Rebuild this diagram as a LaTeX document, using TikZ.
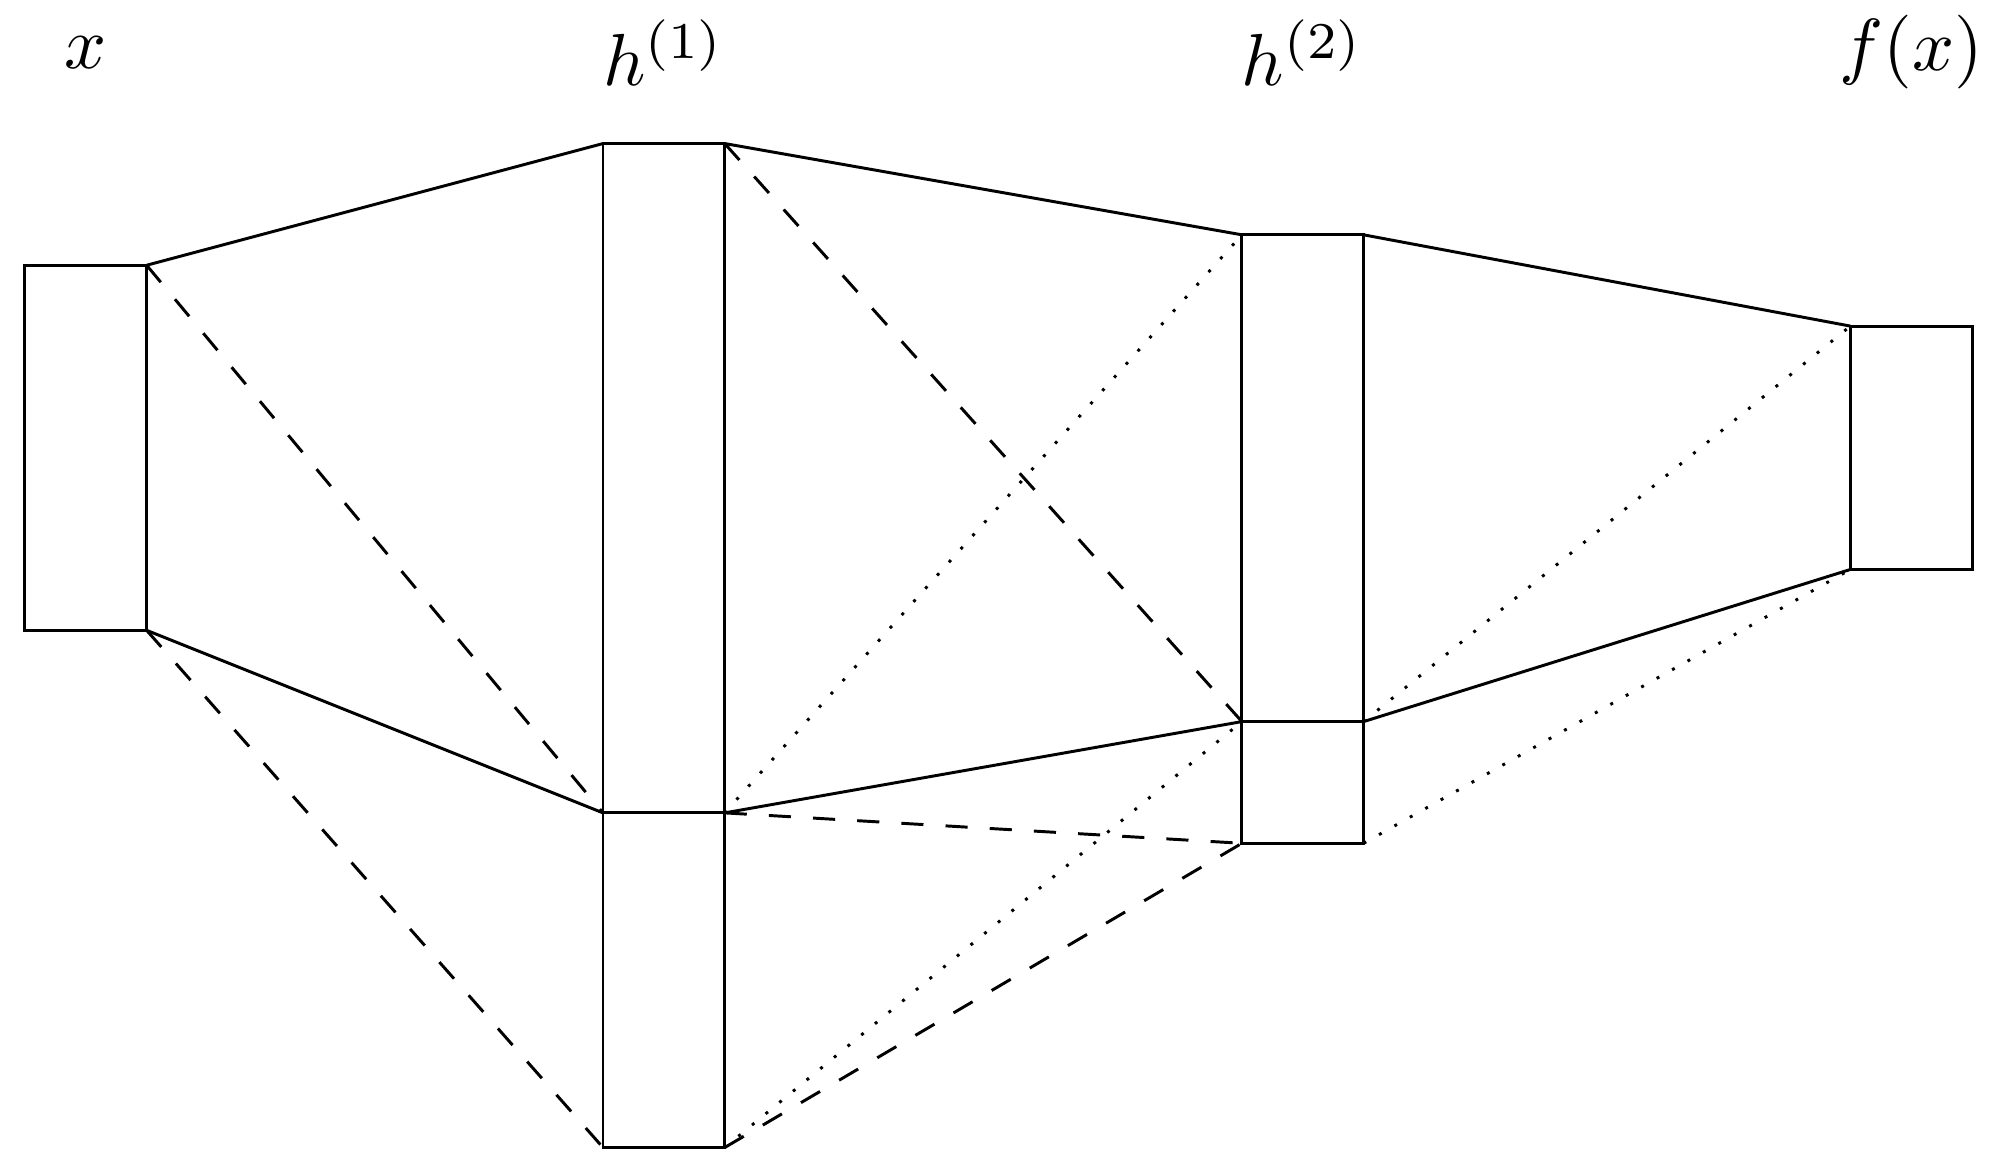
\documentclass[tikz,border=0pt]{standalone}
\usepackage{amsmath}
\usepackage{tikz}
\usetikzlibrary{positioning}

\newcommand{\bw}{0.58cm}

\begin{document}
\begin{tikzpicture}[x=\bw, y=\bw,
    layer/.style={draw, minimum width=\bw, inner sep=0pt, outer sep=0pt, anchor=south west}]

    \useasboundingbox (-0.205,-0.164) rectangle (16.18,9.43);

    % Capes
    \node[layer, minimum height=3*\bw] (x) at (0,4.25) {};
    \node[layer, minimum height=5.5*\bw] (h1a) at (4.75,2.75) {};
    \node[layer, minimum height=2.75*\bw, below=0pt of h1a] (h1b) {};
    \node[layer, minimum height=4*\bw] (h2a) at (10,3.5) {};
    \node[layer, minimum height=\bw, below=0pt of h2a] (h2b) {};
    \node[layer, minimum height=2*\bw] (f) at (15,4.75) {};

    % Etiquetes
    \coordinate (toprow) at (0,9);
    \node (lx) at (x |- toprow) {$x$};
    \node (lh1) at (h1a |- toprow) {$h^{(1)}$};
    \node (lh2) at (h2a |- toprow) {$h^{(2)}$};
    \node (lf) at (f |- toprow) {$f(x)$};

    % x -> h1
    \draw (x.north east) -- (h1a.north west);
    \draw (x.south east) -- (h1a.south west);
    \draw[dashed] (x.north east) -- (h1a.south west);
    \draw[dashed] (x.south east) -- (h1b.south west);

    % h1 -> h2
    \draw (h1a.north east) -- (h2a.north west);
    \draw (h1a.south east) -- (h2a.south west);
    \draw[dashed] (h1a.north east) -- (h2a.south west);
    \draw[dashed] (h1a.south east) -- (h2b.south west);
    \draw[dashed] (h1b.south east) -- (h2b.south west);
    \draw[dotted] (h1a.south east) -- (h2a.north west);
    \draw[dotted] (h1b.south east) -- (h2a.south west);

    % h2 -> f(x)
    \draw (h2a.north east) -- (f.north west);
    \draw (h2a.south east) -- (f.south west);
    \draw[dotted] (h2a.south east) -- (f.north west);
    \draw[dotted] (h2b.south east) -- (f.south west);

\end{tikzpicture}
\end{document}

What you should do: Transcribe all of the material exactly, leaving out whatever pictures it contains.

Solution to the exercise:
Rebuild this diagram as a LaTeX document, using TikZ.
\documentclass[tikz,border=0pt]{standalone}
\usepackage{amsmath}
\usepackage{tikz}
\usetikzlibrary{positioning}

\newcommand{\bw}{0.58cm}

\begin{document}
\begin{tikzpicture}[x=\bw, y=\bw,
    layer/.style={draw, minimum width=\bw, inner sep=0pt, outer sep=0pt, anchor=south west}]

    \useasboundingbox (-0.205,-0.164) rectangle (16.18,9.43);

    % Capes
    \node[layer, minimum height=3*\bw] (x) at (0,4.25) {};
    \node[layer, minimum height=5.5*\bw] (h1a) at (4.75,2.75) {};
    \node[layer, minimum height=2.75*\bw, below=0pt of h1a] (h1b) {};
    \node[layer, minimum height=4*\bw] (h2a) at (10,3.5) {};
    \node[layer, minimum height=\bw, below=0pt of h2a] (h2b) {};
    \node[layer, minimum height=2*\bw] (f) at (15,4.75) {};

    % Etiquetes
    \coordinate (toprow) at (0,9);
    \node (lx) at (x |- toprow) {$x$};
    \node (lh1) at (h1a |- toprow) {$h^{(1)}$};
    \node (lh2) at (h2a |- toprow) {$h^{(2)}$};
    \node (lf) at (f |- toprow) {$f(x)$};

    % x -> h1
    \draw (x.north east) -- (h1a.north west);
    \draw (x.south east) -- (h1a.south west);
    \draw[dashed] (x.north east) -- (h1a.south west);
    \draw[dashed] (x.south east) -- (h1b.south west);

    % h1 -> h2
    \draw (h1a.north east) -- (h2a.north west);
    \draw (h1a.south east) -- (h2a.south west);
    \draw[dashed] (h1a.north east) -- (h2a.south west);
    \draw[dashed] (h1a.south east) -- (h2b.south west);
    \draw[dashed] (h1b.south east) -- (h2b.south west);
    \draw[dotted] (h1a.south east) -- (h2a.north west);
    \draw[dotted] (h1b.south east) -- (h2a.south west);

    % h2 -> f(x)
    \draw (h2a.north east) -- (f.north west);
    \draw (h2a.south east) -- (f.south west);
    \draw[dotted] (h2a.south east) -- (f.north west);
    \draw[dotted] (h2b.south east) -- (f.south west);

\end{tikzpicture}
\end{document}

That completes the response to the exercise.